_TO DO_. Begin at the first line of the data and copy each line through the one containing "18, 19, 20];", that line included, with no pictures.

_SOURCE EXCERPT_.

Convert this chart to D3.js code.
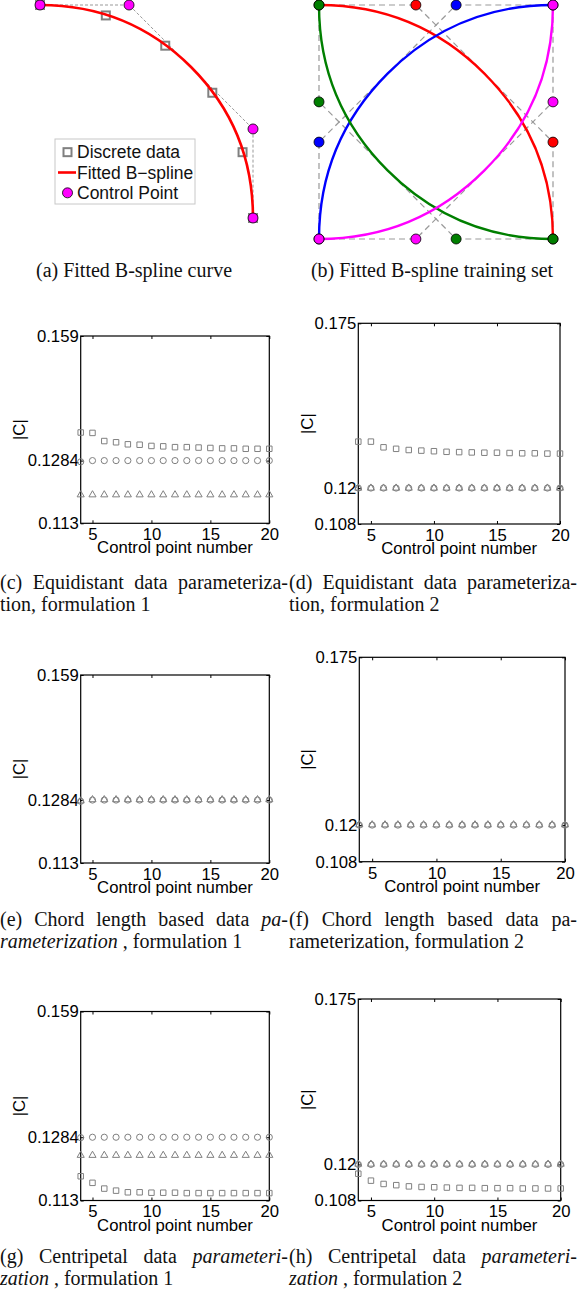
<!DOCTYPE html>
<html>
<head>
<meta charset="utf-8">
<script src="https://cdn.jsdelivr.net/npm/d3@7"></script>
<style>
  body { margin: 0; background: #fff; }
  svg { display: block; }
</style>
</head>
<body>
<svg id="fig" width="577" height="1301"></svg>
<script>
const svg = d3.select("#fig");
const SANS = "'Liberation Sans', Arial, sans-serif";
const SERIF = "'Liberation Serif', 'Times New Roman', serif";
const GREY = "#808080";

// ---- panel (a): one quarter arc
const arcData = [[0, 1], [0.309, 0.951], [0.588, 0.809], [0.809, 0.588], [0.951, 0.309], [1, 0]];
const arcCtrl = [[0, 1], [0.418, 1], [1, 0.418], [1, 0]];
const legendLabels = ["Discrete data", "Fitted B\u2212spline", "Control Point"];

// ---- panel (b): training set, four arcs
const setColors = ["#ff0000", "#0000ff", "#007f00", "#ff00ff"];
const setCtrl = [
  [[0, 1], [0.414, 1], [1, 0.414], [1, 0]],
  [[0, 0], [0, 0.414], [0.586, 1], [1, 1]],
  [[0, 1], [0, 0.586], [0.586, 0], [1, 0]],
  [[0, 0], [0.414, 0], [1, 0.586], [1, 1]]
];

// ---- panels (c)-(h): |C| against control point number
const ctrlNums = [4, 5, 6, 7, 8, 9, 10, 11, 12, 13, 14, 15, 16, 17, 18, 19, 20];

const eq1Square = [0.1353, 0.1352, 0.1332, 0.1329, 0.1324, 0.1323, 0.1320, 0.1319, 0.1317, 0.1317, 0.1316, 0.1315, 0.1314, 0.1314, 0.1313, 0.1313, 0.1313];
const eq1Circle = [0.1281, 0.1284, 0.1284, 0.1284, 0.1284, 0.1284, 0.1284, 0.1284, 0.1284, 0.1284, 0.1284, 0.1284, 0.1284, 0.1284, 0.1284, 0.1284, 0.1284];
const eq1Triangle = [0.1200, 0.1200, 0.1200, 0.1200, 0.1200, 0.1200, 0.1200, 0.1200, 0.1200, 0.1200, 0.1200, 0.1200, 0.1200, 0.1200, 0.1200, 0.1200, 0.1200];

const eq2Square = [0.1355, 0.1355, 0.1336, 0.1331, 0.1327, 0.1325, 0.1323, 0.1321, 0.1320, 0.1319, 0.1318, 0.1318, 0.1317, 0.1316, 0.1316, 0.1315, 0.1315];
const eq2Circle = [0.1200, 0.1200, 0.1200, 0.1200, 0.1200, 0.1200, 0.1200, 0.1200, 0.1200, 0.1200, 0.1200, 0.1200, 0.1200, 0.1200, 0.1200, 0.1200, 0.1200];
const eq2Triangle = [0.1200, 0.1200, 0.1200, 0.1200, 0.1200, 0.1200, 0.1200, 0.1200, 0.1200, 0.1200, 0.1200, 0.1200, 0.1200, 0.1200, 0.1200, 0.1200, 0.1200];

const ch1Circle = [0.1281, 0.1284, 0.1284, 0.1284, 0.1284, 0.1284, 0.1284, 0.1284, 0.1284, 0.1284, 0.1284, 0.1284, 0.1284, 0.1284, 0.1284, 0.1284, 0.1284];
const ch1Triangle = [0.1282, 0.1285, 0.1285, 0.1285, 0.1285, 0.1285, 0.1285, 0.1285, 0.1285, 0.1285, 0.1285, 0.1285, 0.1285, 0.1285, 0.1285, 0.1285, 0.1285];

const ch2Circle = [0.1200, 0.1200, 0.1200, 0.1200, 0.1200, 0.1200, 0.1200, 0.1200, 0.1200, 0.1200, 0.1200, 0.1200, 0.1200, 0.1200, 0.1200, 0.1200, 0.1200];
const ch2Triangle = [0.1201, 0.1201, 0.1201, 0.1201, 0.1201, 0.1201, 0.1201, 0.1201, 0.1201, 0.1201, 0.1201, 0.1201, 0.1201, 0.1201, 0.1201, 0.1201, 0.1201];

const ce1Square = [0.1189, 0.1173, 0.1159, 0.1154, 0.1150, 0.1150, 0.1149, 0.1149, 0.1149, 0.1148, 0.1148, 0.1148, 0.1148, 0.1148, 0.1148, 0.1148, 0.1148];
const ce1Circle = [0.1283, 0.1284, 0.1284, 0.1284, 0.1284, 0.1284, 0.1284, 0.1284, 0.1284, 0.1284, 0.1284, 0.1284, 0.1284, 0.1284, 0.1284, 0.1284, 0.1284];
const ce1Triangle = [0.1240, 0.1240, 0.1240, 0.1240, 0.1240, 0.1240, 0.1240, 0.1240, 0.1240, 0.1240, 0.1240, 0.1240, 0.1240, 0.1240, 0.1240, 0.1240, 0.1240];

const ce2Square = [0.1169, 0.1146, 0.1135, 0.1131, 0.1127, 0.1125, 0.1124, 0.1123, 0.1122, 0.1122, 0.1121, 0.1121, 0.1121, 0.1120, 0.1120, 0.1120, 0.1120];
const ce2Circle = [0.1200, 0.1200, 0.1200, 0.1200, 0.1200, 0.1200, 0.1200, 0.1200, 0.1200, 0.1200, 0.1200, 0.1200, 0.1200, 0.1200, 0.1200, 0.1200, 0.1200];
const ce2Triangle = [0.1201, 0.1201, 0.1201, 0.1201, 0.1201, 0.1201, 0.1201, 0.1201, 0.1201, 0.1201, 0.1201, 0.1201, 0.1201, 0.1201, 0.1201, 0.1201, 0.1201];

const yTicks1 = [0.113, 0.1284, 0.159];
const yTicks2 = [0.108, 0.12, 0.175];
const xTicks = [5, 10, 15, 20];

// ---- captions (width > 0 means the line is justified to that width)
const captions = [
  { x: 134, y: 277, anchor: "middle", width: 0, seg: [["(a) Fitted B-spline curve", false]] },
  { x: 432, y: 277, anchor: "middle", width: 0, seg: [["(b) Fitted B-spline training set", false]] },
  { x: 0, y: 589, width: 288, seg: [["(c) Equidistant data parameteriza-", false]] },
  { x: 0, y: 611, width: 0, seg: [["tion, formulation 1", false]] },
  { x: 289, y: 589, width: 288, seg: [["(d) Equidistant data parameteriza-", false]] },
  { x: 289, y: 611, width: 0, seg: [["tion, formulation 2", false]] },
  { x: 0, y: 926, width: 288, seg: [["(e) Chord length based data ", false], ["pa-", true]] },
  { x: 0, y: 948, width: 0, seg: [["rameterization", true], [" , formulation 1", false]] },
  { x: 289, y: 926, width: 288, seg: [["(f) Chord length based data pa-", false]] },
  { x: 289, y: 948, width: 0, seg: [["rameterization, formulation 2", false]] },
  { x: 0, y: 1263, width: 288, seg: [["(g) Centripetal data ", false], ["parameteri-", true]] },
  { x: 0, y: 1285, width: 0, seg: [["zation", true], [" , formulation 1", false]] },
  { x: 289, y: 1263, width: 288, seg: [["(h) Centripetal data ", false], ["parameteri-", true]] },
  { x: 289, y: 1285, width: 0, seg: [["zation", true], [" , formulation 2", false]] }
];

// quadratic B-spline through 4 control points (one interior knot)
function spline(sx, sy, pts) {
  const p = d3.path();
  const mx = (pts[1][0] + pts[2][0]) / 2, my = (pts[1][1] + pts[2][1]) / 2;
  p.moveTo(sx(pts[0][0]), sy(pts[0][1]));
  p.quadraticCurveTo(sx(pts[1][0]), sy(pts[1][1]), sx(mx), sy(my));
  p.quadraticCurveTo(sx(pts[2][0]), sy(pts[2][1]), sx(pts[3][0]), sy(pts[3][1]));
  return p.toString();
}

// ================= panel (a)
{
  const g = svg.append("g");
  const x = d3.scaleLinear([0, 1], [40, 253]);
  const y = d3.scaleLinear([0, 1], [218, 5]);
  const line = d3.line().x(d => x(d[0])).y(d => y(d[1]));

  g.append("path").attr("d", line(arcCtrl))
    .attr("fill", "none").attr("stroke", "#999").attr("stroke-width", 1)
    .attr("stroke-dasharray", "3,2");

  g.selectAll(".sq").data(arcData).join("rect")
    .attr("x", d => x(d[0]) - 4).attr("y", d => y(d[1]) - 4)
    .attr("width", 8).attr("height", 8)
    .attr("fill", "#fff").attr("stroke", GREY).attr("stroke-width", 2);

  g.append("path").attr("d", spline(x, y, arcCtrl))
    .attr("fill", "none").attr("stroke", "#ff0000").attr("stroke-width", 2.6);

  g.selectAll(".cp").data(arcCtrl).join("circle")
    .attr("cx", d => x(d[0])).attr("cy", d => y(d[1])).attr("r", 5)
    .attr("fill", "#ff00ff").attr("stroke", "#000").attr("stroke-width", 0.8);

  // legend
  const lg = g.append("g").attr("transform", "translate(55,139)");
  lg.append("rect").attr("width", 140).attr("height", 65)
    .attr("fill", "#fff").attr("stroke", "#c8c8c8").attr("stroke-width", 1);
  const ly = d3.scaleBand().domain(legendLabels).range([3, 64]);
  const cy = d => ly(d) + ly.bandwidth() / 2;
  lg.append("rect").attr("x", 8.5).attr("y", cy(legendLabels[0]) - 4)
    .attr("width", 8).attr("height", 8).attr("fill", "#fff").attr("stroke", GREY).attr("stroke-width", 2);
  lg.append("line").attr("x1", 3).attr("x2", 21)
    .attr("y1", cy(legendLabels[1])).attr("y2", cy(legendLabels[1]))
    .attr("stroke", "#ff0000").attr("stroke-width", 2.6);
  lg.append("circle").attr("cx", 12.5).attr("cy", cy(legendLabels[2])).attr("r", 5)
    .attr("fill", "#ff00ff").attr("stroke", "#000").attr("stroke-width", 0.8);
  lg.selectAll("text").data(legendLabels).join("text")
    .attr("x", 22).attr("y", cy).attr("dy", "0.36em")
    .attr("font-family", SANS).attr("font-size", 17.5).attr("fill", "#111")
    .text(d => d);
}

// ================= panel (b)
{
  const g = svg.append("g");
  const x = d3.scaleLinear([0, 1], [319, 553]);
  const y = d3.scaleLinear([0, 1], [239, 5]);
  const line = d3.line().x(d => x(d[0])).y(d => y(d[1]));

  setCtrl.forEach(pts => {
    g.append("path").attr("d", line(pts))
      .attr("fill", "none").attr("stroke", "#999").attr("stroke-width", 1.2)
      .attr("stroke-dasharray", "6,4");
  });
  setCtrl.forEach((pts, i) => {
    g.append("path").attr("d", spline(x, y, pts))
      .attr("fill", "none").attr("stroke", setColors[i]).attr("stroke-width", 2.4);
  });
  setCtrl.forEach((pts, i) => {
    g.selectAll(null).data(pts).join("circle")
      .attr("cx", d => x(d[0])).attr("cy", d => y(d[1])).attr("r", 5)
      .attr("fill", setColors[i]).attr("stroke", "#000").attr("stroke-width", 0.8);
  });
}

// ================= panels (c)-(h)
const sqSym = d3.symbol(d3.symbolSquare, 30);
const ciSym = d3.symbol(d3.symbolCircle, 30);
const trSym = d3.symbol(d3.symbolTriangle, 22);

const panels = [
  { left: 80.7, right: 269.3, top: 336, bottom: 523.3, yDomain: [0.113, 0.159], yTicks: yTicks1, ylabX: 25,
    series: [[eq1Square, sqSym], [eq1Circle, ciSym], [eq1Triangle, trSym]] },
  { left: 358.3, right: 560, top: 323.3, bottom: 524, yDomain: [0.108, 0.175], yTicks: yTicks2, ylabX: 313,
    series: [[eq2Square, sqSym], [eq2Circle, ciSym], [eq2Triangle, trSym]] },
  { left: 80.7, right: 269.3, top: 675, bottom: 863, yDomain: [0.113, 0.159], yTicks: yTicks1, ylabX: 25,
    series: [[ch1Circle, ciSym], [ch1Triangle, trSym]] },
  { left: 359.3, right: 565, top: 657.3, bottom: 861.7, yDomain: [0.108, 0.175], yTicks: yTicks2, ylabX: 313,
    series: [[ch2Circle, ciSym], [ch2Triangle, trSym]] },
  { left: 80.7, right: 269.3, top: 1011.5, bottom: 1200.5, yDomain: [0.113, 0.159], yTicks: yTicks1, ylabX: 25,
    series: [[ce1Square, sqSym], [ce1Circle, ciSym], [ce1Triangle, trSym]] },
  { left: 358.3, right: 560.7, top: 999, bottom: 1200.5, yDomain: [0.108, 0.175], yTicks: yTicks2, ylabX: 313,
    series: [[ce2Square, sqSym], [ce2Circle, ciSym], [ce2Triangle, trSym]] }
];

panels.forEach(p => {
  const g = svg.append("g");
  const x = d3.scaleLinear([4, 20], [p.left, p.right]);
  const y = d3.scaleLinear(p.yDomain, [p.bottom, p.top]);

  const styleAxis = sel => {
    sel.select(".domain").remove();
    sel.selectAll(".tick line").attr("stroke", "#000");
    sel.selectAll(".tick text").attr("font-family", SANS).attr("font-size", 16.7).attr("fill", "#000");
  };

  g.append("g").attr("transform", `translate(0,${p.bottom})`)
    .call(d3.axisBottom(x).tickValues(xTicks).tickSizeInner(-3).tickSizeOuter(0).tickPadding(5))
    .call(styleAxis);
  g.append("g").attr("transform", `translate(0,${p.top})`)
    .call(d3.axisTop(x).tickValues(xTicks).tickSizeInner(-3).tickSizeOuter(0).tickFormat(""))
    .call(styleAxis);
  g.append("g").attr("transform", `translate(${p.left},0)`)
    .call(d3.axisLeft(y).tickValues(p.yTicks).tickSizeInner(-3).tickSizeOuter(0).tickPadding(2).tickFormat(d => String(d)))
    .call(styleAxis);
  g.append("g").attr("transform", `translate(${p.right},0)`)
    .call(d3.axisRight(y).tickValues(p.yTicks).tickSizeInner(-3).tickSizeOuter(0).tickFormat(""))
    .call(styleAxis);

  g.append("rect")
    .attr("x", p.left).attr("y", p.top)
    .attr("width", p.right - p.left).attr("height", p.bottom - p.top)
    .attr("fill", "none").attr("stroke", "#000").attr("stroke-width", 1.2);

  p.series.forEach(([vals, sym]) => {
    g.selectAll(null).data(vals.map((v, i) => [ctrlNums[i], v])).join("path")
      .attr("transform", d => `translate(${x(d[0])},${y(d[1])})`)
      .attr("d", sym)
      .attr("fill", "none").attr("stroke", GREY).attr("stroke-width", 1);
  });

  g.append("text")
    .attr("x", (p.left + p.right) / 2).attr("y", p.bottom + 30)
    .attr("text-anchor", "middle").attr("font-family", SANS).attr("font-size", 16.7)
    .text("Control point number");
  g.append("text")
    .attr("transform", `translate(${p.ylabX},${(p.top + p.bottom) / 2}) rotate(-90)`)
    .attr("text-anchor", "middle").attr("font-family", SANS).attr("font-size", 16.7)
    .text("|C|");
});

// ================= captions
captions.forEach(c => {
  const t = svg.append("text")
    .attr("x", c.x).attr("y", c.y)
    .attr("text-anchor", c.anchor || "start")
    .attr("font-family", SERIF).attr("font-size", 20).attr("fill", "#111")
    .style("white-space", "pre");
  c.seg.forEach(([s, it]) => {
    t.append("tspan").attr("font-style", it ? "italic" : "normal").text(s);
  });
  if (c.width) {
    const natural = t.node().getComputedTextLength();
    const spaces = c.seg.map(s => s[0]).join("").split(" ").length - 1;
    t.attr("word-spacing", Math.max(0, (c.width - natural) / spaces));
  }
});
</script>
</body>
</html>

_REPLY TO THE TASK_.
Convert this chart to D3.js code.
<!DOCTYPE html>
<html>
<head>
<meta charset="utf-8">
<script src="https://cdn.jsdelivr.net/npm/d3@7"></script>
<style>
  body { margin: 0; background: #fff; }
  svg { display: block; }
</style>
</head>
<body>
<svg id="fig" width="577" height="1301"></svg>
<script>
const svg = d3.select("#fig");
const SANS = "'Liberation Sans', Arial, sans-serif";
const SERIF = "'Liberation Serif', 'Times New Roman', serif";
const GREY = "#808080";

// ---- panel (a): one quarter arc
const arcData = [[0, 1], [0.309, 0.951], [0.588, 0.809], [0.809, 0.588], [0.951, 0.309], [1, 0]];
const arcCtrl = [[0, 1], [0.418, 1], [1, 0.418], [1, 0]];
const legendLabels = ["Discrete data", "Fitted B\u2212spline", "Control Point"];

// ---- panel (b): training set, four arcs
const setColors = ["#ff0000", "#0000ff", "#007f00", "#ff00ff"];
const setCtrl = [
  [[0, 1], [0.414, 1], [1, 0.414], [1, 0]],
  [[0, 0], [0, 0.414], [0.586, 1], [1, 1]],
  [[0, 1], [0, 0.586], [0.586, 0], [1, 0]],
  [[0, 0], [0.414, 0], [1, 0.586], [1, 1]]
];

// ---- panels (c)-(h): |C| against control point number
const ctrlNums = [4, 5, 6, 7, 8, 9, 10, 11, 12, 13, 14, 15, 16, 17, 18, 19, 20];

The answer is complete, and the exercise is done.